WORK TO BE COMPLETED >>
Using the records below, locate all lines containing "with" and return them.

DATASET RECORDS >>
<<<<
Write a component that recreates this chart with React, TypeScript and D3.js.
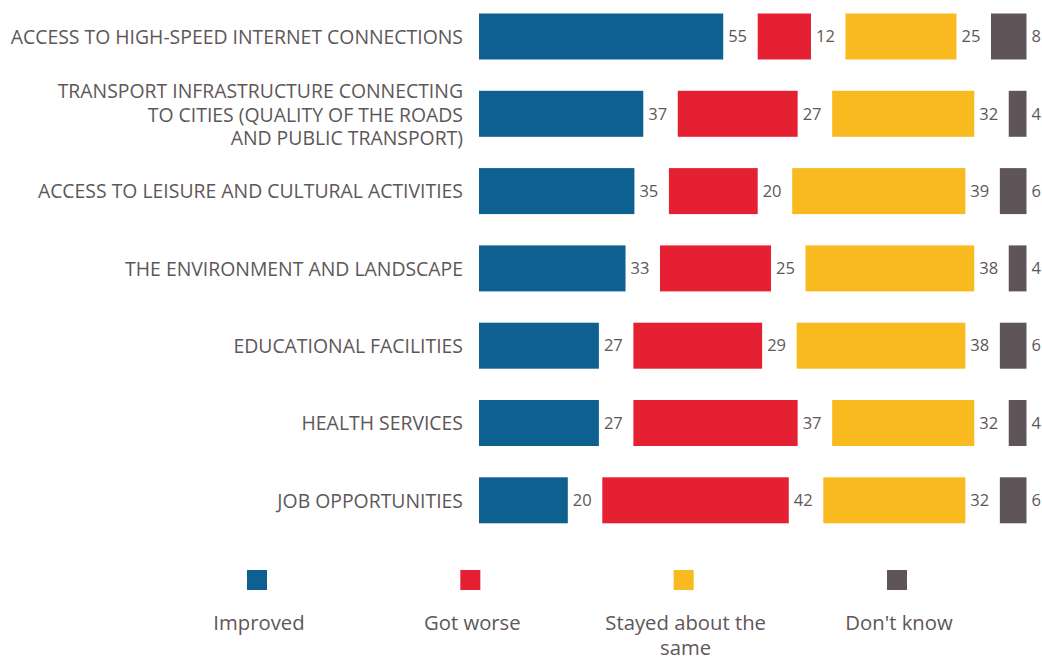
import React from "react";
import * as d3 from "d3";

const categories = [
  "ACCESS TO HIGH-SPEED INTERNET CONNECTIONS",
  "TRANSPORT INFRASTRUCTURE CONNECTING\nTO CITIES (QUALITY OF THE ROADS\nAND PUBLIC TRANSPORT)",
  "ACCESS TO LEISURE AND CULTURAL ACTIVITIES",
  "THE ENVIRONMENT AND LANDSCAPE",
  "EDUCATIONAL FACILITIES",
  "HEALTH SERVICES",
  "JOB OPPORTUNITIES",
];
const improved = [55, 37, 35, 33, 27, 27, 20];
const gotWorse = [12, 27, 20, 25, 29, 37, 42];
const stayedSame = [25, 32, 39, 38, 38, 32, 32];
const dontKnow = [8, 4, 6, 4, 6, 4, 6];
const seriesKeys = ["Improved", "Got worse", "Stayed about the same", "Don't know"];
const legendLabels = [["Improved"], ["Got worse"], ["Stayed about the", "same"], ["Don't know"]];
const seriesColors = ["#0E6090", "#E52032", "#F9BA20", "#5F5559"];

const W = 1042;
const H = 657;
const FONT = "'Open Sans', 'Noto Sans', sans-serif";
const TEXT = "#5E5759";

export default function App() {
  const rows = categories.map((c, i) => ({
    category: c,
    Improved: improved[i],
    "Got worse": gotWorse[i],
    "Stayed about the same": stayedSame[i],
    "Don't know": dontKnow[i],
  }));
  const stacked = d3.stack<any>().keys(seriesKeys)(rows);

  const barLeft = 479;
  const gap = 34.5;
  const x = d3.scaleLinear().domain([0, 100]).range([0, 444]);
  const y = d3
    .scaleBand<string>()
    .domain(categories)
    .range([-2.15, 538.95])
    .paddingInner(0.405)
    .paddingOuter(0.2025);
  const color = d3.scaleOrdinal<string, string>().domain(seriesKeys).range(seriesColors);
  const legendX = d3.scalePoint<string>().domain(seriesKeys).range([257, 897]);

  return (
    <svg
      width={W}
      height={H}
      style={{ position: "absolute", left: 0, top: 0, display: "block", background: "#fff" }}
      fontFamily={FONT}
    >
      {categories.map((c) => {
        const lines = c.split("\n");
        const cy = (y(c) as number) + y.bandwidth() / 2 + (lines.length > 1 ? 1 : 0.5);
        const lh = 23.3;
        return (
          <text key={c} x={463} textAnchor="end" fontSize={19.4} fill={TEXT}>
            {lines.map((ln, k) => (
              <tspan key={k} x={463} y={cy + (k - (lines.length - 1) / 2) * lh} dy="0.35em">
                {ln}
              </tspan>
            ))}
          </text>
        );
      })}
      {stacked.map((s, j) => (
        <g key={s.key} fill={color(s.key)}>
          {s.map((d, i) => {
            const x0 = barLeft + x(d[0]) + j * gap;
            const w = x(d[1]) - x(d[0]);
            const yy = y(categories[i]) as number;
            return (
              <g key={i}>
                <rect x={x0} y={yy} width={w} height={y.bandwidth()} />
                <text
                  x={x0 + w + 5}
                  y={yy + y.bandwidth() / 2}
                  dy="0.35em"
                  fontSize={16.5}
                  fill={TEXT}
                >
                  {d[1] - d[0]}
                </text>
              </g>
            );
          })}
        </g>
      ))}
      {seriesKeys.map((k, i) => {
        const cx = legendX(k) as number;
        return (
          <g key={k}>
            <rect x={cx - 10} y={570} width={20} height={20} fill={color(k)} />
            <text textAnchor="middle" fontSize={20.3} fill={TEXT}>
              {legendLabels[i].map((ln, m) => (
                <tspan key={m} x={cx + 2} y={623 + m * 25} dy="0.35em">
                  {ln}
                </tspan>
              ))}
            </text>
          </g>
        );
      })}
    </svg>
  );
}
>>>>
<<<<
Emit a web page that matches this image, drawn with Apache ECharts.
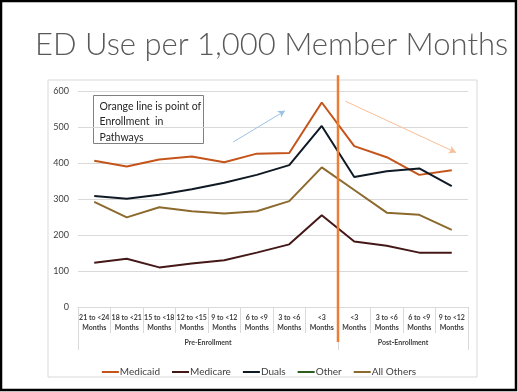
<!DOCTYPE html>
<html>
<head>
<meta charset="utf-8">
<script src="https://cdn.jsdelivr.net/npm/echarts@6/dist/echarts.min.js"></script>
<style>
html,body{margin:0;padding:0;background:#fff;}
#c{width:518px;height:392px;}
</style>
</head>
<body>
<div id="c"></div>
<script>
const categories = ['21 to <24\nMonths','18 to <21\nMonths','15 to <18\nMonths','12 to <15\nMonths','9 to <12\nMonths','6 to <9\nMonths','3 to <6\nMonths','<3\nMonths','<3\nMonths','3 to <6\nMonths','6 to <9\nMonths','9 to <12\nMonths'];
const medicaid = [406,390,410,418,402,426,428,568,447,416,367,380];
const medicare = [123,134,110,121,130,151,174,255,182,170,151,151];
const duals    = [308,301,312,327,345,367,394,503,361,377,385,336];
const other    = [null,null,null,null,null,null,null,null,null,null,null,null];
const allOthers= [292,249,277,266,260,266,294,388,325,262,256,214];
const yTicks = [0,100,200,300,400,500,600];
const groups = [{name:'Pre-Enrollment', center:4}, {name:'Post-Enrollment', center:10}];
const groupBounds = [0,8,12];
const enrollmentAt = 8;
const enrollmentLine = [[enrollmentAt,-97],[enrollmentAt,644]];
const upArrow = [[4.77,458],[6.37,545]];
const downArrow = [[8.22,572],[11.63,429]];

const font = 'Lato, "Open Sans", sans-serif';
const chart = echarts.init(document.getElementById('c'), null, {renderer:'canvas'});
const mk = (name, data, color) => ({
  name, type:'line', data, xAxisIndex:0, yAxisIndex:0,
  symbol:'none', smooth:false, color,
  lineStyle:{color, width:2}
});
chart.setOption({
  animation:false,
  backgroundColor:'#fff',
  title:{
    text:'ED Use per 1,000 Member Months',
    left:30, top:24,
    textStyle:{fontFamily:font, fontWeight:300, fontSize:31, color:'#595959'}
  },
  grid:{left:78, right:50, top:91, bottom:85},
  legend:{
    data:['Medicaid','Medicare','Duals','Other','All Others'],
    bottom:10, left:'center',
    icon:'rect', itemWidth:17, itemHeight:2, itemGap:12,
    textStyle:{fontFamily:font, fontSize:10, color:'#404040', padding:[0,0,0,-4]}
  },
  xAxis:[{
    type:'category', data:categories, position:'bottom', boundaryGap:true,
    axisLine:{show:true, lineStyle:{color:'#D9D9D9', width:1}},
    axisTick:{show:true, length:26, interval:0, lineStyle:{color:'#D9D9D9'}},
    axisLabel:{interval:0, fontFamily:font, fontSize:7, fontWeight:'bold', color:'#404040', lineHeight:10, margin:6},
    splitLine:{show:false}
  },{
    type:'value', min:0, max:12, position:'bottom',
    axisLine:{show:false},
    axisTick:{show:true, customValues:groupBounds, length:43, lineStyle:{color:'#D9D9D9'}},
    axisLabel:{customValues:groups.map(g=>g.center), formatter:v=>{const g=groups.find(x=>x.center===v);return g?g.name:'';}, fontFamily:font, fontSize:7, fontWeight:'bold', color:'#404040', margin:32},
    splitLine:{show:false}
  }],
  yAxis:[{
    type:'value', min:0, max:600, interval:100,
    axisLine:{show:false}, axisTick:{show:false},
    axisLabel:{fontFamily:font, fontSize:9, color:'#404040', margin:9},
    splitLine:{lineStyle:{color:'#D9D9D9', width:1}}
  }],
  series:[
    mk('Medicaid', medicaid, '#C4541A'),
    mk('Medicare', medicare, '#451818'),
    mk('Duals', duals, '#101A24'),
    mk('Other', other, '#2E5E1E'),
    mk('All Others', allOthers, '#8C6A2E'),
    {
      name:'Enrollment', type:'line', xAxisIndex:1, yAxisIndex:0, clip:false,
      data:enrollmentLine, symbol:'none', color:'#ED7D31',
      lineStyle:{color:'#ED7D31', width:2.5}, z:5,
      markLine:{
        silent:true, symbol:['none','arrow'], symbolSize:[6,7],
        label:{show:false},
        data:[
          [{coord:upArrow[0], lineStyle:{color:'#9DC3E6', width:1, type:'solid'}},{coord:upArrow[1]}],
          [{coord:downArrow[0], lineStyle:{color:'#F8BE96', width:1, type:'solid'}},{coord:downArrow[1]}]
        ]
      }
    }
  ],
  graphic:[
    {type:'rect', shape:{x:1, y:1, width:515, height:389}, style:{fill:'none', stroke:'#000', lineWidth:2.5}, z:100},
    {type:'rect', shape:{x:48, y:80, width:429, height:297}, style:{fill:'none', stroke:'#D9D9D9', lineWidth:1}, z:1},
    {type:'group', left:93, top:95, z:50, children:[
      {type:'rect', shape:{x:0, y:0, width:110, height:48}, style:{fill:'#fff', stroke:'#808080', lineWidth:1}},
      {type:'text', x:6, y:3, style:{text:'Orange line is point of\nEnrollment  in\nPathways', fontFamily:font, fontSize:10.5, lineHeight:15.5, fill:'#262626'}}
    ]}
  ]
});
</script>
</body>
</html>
>>>>
<<<<
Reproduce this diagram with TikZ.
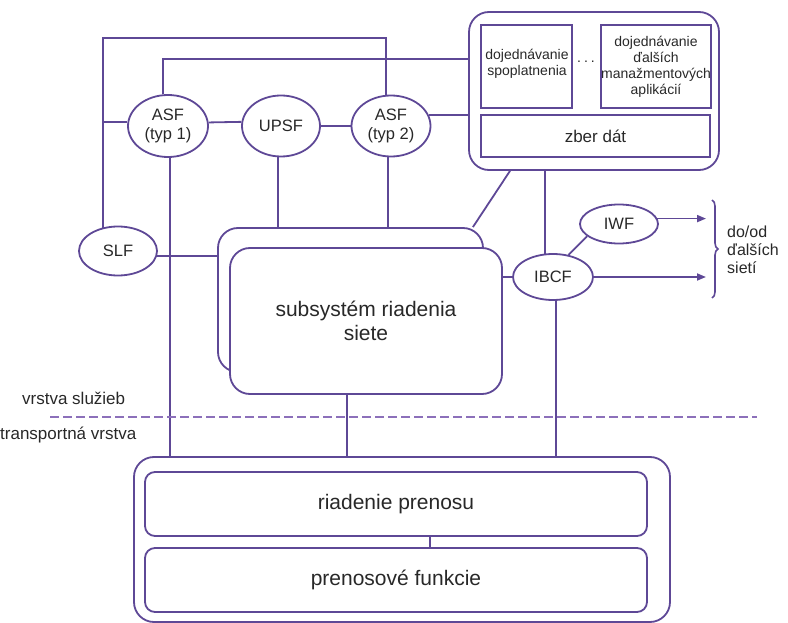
>>>>
THE RESULT >>
Write a component that recreates this chart with React, TypeScript and D3.js.
Emit a web page that matches this image, drawn with Apache ECharts.
Reproduce this diagram with TikZ.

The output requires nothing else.